Еще расскажу маленький эпизод. С первого января по пятнадцатое стояли в Копытовке в школе. Это Польша. В 12 ночи появляются немецкие самоходки. Мы засели в школе, здание высокое, из красного кирпича, окна большие, рамы толстые. Последний снаряд выстрелила самоходка и попала в сарайчик. Осколок, размером со средний палец, мне попал в живот. В сарайчике восемь человек убило. Немец сверху, прямой наводкой лупил. Осколок на излете был, две рамы пробил, в живот вонзился. Но удар был сильный, как оглоблей. Сержант стоял рядом, хотел осколок взять, я говорю: «Наденьте рукавицы, а то он раскаленный»… Раненого ведут, сестра его перевязывает. Ему в затылок осколок попал, он сидит, говорит: «А я думал, мне конец — ни детей, ни жену не увижу». Я говорю: «Сейчас тебя сестра перевяжет, отвезем в медсанбат». Медсанбат рядом, метров двести. Сестра рукой махнула, мол, не потребуется. И правда. Он шепчет: «Плохо мне». Я попросил ребят шинель постелить. Постелили — он и скончался. Так что я дважды родился…
В 44-м даем батальону связь. В окопах сидят солдаты. Думали, что мы идем менять их. Шапки бросают вверх и ловят. Спрашиваем, где командир такой-то. Говорят: «Вон за поворотом, они только что пошли наступать на высотку, а мы думали, вы нас менять идете». Мы дошли до поворота, идет командир, в руку ранен, адъютант с ним, говорит: «Связь не нужна». Весь батальон полег. В Карпатах это было. Из семи пулеметов всех расстреляли. А ночью разведчики пошли и уничтожили этих пулеметчиков, подкрались, забросали гранатами… Сорок человек выделили со всех рот, хоронили этих шестьсот человек. Две могилы, как вот эта комната. Клали шинели, на шинели — солдат, сверху закрывали. И так рядами хоронили. Целый день».
Помолчал фронтовик, задумался, вернулся в наши дни: «Пенсия хорошая, грех жаловаться… Наверное, здесь где-то затерялось поздравление. А и не прислали — я нисколько не обижаюсь. У них такой объем работы! И в Ржеве, и в Твери. Им ведь достается. В том числе и за мной присматривать…»
Родные показывают удостоверения, награды, принесли пудовый пиджак. Среди многочисленных наград, одна редкая — чешский орден.

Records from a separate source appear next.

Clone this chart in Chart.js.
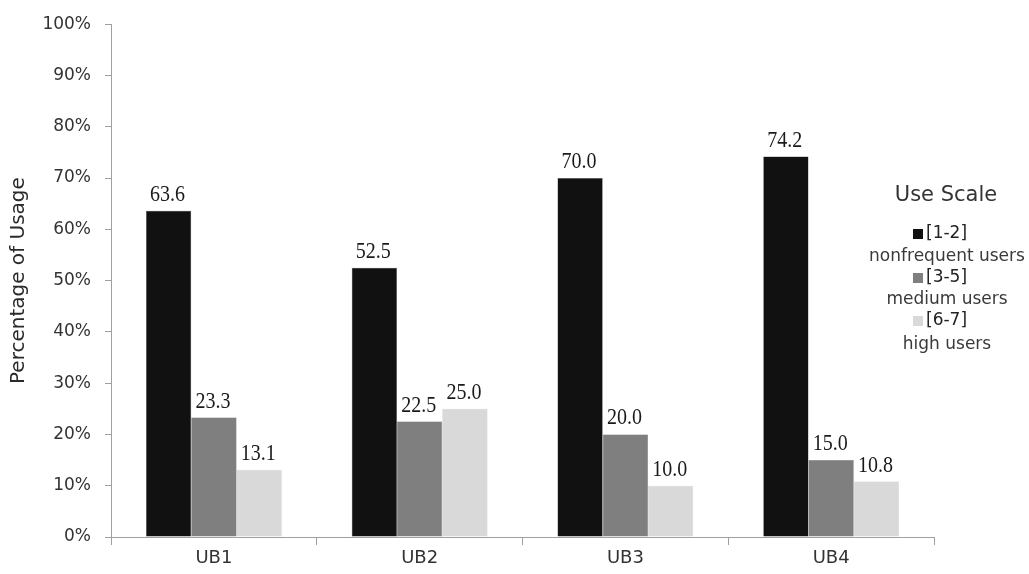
<!DOCTYPE html>
<html><head><meta charset="utf-8">
<script src="https://cdn.jsdelivr.net/npm/chart.js@4/dist/chart.umd.min.js"></script>
<style>html,body{margin:0;padding:0;background:#fff;}#wrap{width:1029px;height:574px;position:relative;}</style>
</head><body><div id="wrap"><canvas id="c" width="1029" height="574"></canvas></div>
<script>
const categories = ['UB1','UB2','UB3','UB4'];
const nonfrequent = [63.6, 52.5, 70.0, 74.2];
const medium = [23.3, 22.5, 20.0, 15.0];
const high = [13.1, 25.0, 10.0, 10.8];
const seriesLabels = ['[1-2]','[3-5]','[6-7]'];
const seriesSub = ['nonfrequent users','medium users','high users'];
const legendTitle = 'Use Scale';
const yTicks = [0,10,20,30,40,50,60,70,80,90,100];

const colors = ['#111111','#7f7f7f','#d9d9d9'];
const sans = 'DejaVu Sans';

const valueLabels = {
  id:'valueLabels',
  afterDatasetsDraw(chart){
    const ctx = chart.ctx;
    ctx.save();
    ctx.font = '20px "Liberation Serif"';
    ctx.fillStyle = '#1a1a1a';
    ctx.textAlign = 'center';
    ctx.textBaseline = 'alphabetic';
    chart.data.datasets.forEach((ds,di)=>{
      const meta = chart.getDatasetMeta(di);
      meta.data.forEach((bar,i)=>{
        const bx = bar.x - 1, by = bar.y - 10;
        ctx.save();
        ctx.translate(bx, by);
        ctx.scale(1, 1.2);
        ctx.fillText(ds.data[i].toFixed(1), 0, 0);
        ctx.restore();
      });
    });
    ctx.restore();
  }
};

const customLegend = {
  id:'customLegend',
  afterDraw(chart){
    const ctx = chart.ctx;
    ctx.save();
    ctx.textBaseline = 'middle';
    ctx.textAlign = 'center';
    ctx.fillStyle = '#333';
    ctx.font = '21px "' + sans + '"';
    ctx.fillText(legendTitle, 946, 196);
    const ys = [234, 278, 321];
    const subYs = [257, 300, 345];
    chart.data.datasets.forEach((ds,i)=>{
      ctx.fillStyle = ds.backgroundColor;
      ctx.fillRect(913, ys[i]-5, 10, 10);
      ctx.font = '17px "' + sans + '"';
      ctx.textAlign = 'left';
      ctx.fillStyle = '#222';
      ctx.fillText(seriesLabels[i], 926, ys[i]);
      ctx.textAlign = 'center';
      ctx.fillStyle = '#3a3a3a';
      ctx.fillText(seriesSub[i], 947, subYs[i]);
    });
    ctx.restore();
  }
};

new Chart(document.getElementById('c'), {
  type:'bar',
  data:{
    labels: categories,
    datasets:[
      {label: seriesLabels[0], data: nonfrequent, backgroundColor: colors[0], borderColor:'#555', borderWidth:0.5},
      {label: seriesLabels[1], data: medium, backgroundColor: colors[1], borderColor:'#666', borderWidth:0.5},
      {label: seriesLabels[2], data: high, backgroundColor: colors[2], borderColor:'#ccc', borderWidth:0.5}
    ]
  },
  options:{
    responsive:false,
    animation:false,
    devicePixelRatio:1,
    layout:{padding:{left:0, right:95, top:22, bottom:0}},
    plugins:{legend:{display:false}, tooltip:{enabled:false}},
    datasets:{bar:{categoryPercentage:0.66, barPercentage:1.0}},
    scales:{
      x:{
        grid:{drawOnChartArea:false, offset:true, tickLength:8, color:'#a0a0a0'},
        border:{color:'#a0a0a0', width:1},
        ticks:{color:'#333', font:{family:sans, size:18}, padding:3},
        afterFit(s){ s.height = 37; }
      },
      y:{
        min:0, max:100,
        afterBuildTicks(s){ s.ticks = yTicks.map(v=>({value:v})); },
        grid:{drawOnChartArea:false, tickLength:6, color:'#a0a0a0'},
        border:{color:'#a0a0a0', width:1},
        ticks:{color:'#333', font:{family:sans, size:17}, padding:14, callback:v=>v+'%'},
        title:{display:true, text:'Percentage of Usage', color:'#2a2a2a', font:{family:sans, size:20}, padding:{top:7,bottom:0}},
        afterFit(s){ s.width = 111; }
      }
    }
  },
  plugins:[valueLabels, customLegend]
});
</script></body></html>
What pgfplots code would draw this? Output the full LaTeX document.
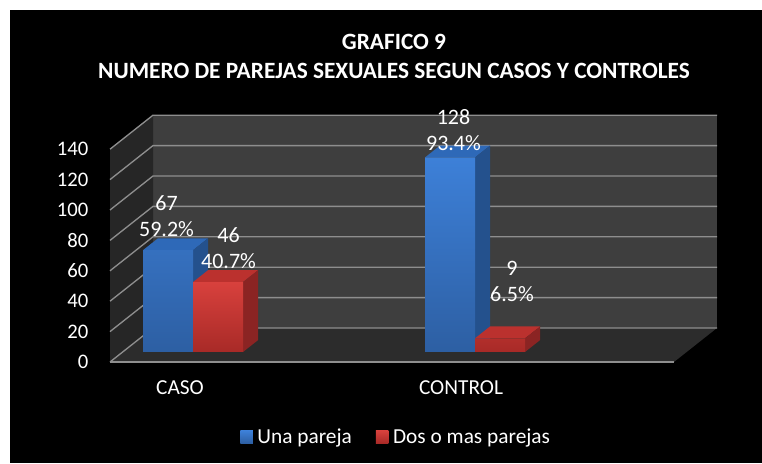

Тем более обидно, что организаторы многочисленных памятных мероприятий высокое внимание оказали в тот день ветеранам. Их возили на автобусах, сопровождали, опекали, поминутно спрашивали о самочувствии. Повторим, о ветеранах заботились…
А подполковника Пьянченко местная власть не поздравила. Одна власть понадеялась на другую. Запутались, заплутали, заблудились в двух ветвях, забыли, что никто не забыт.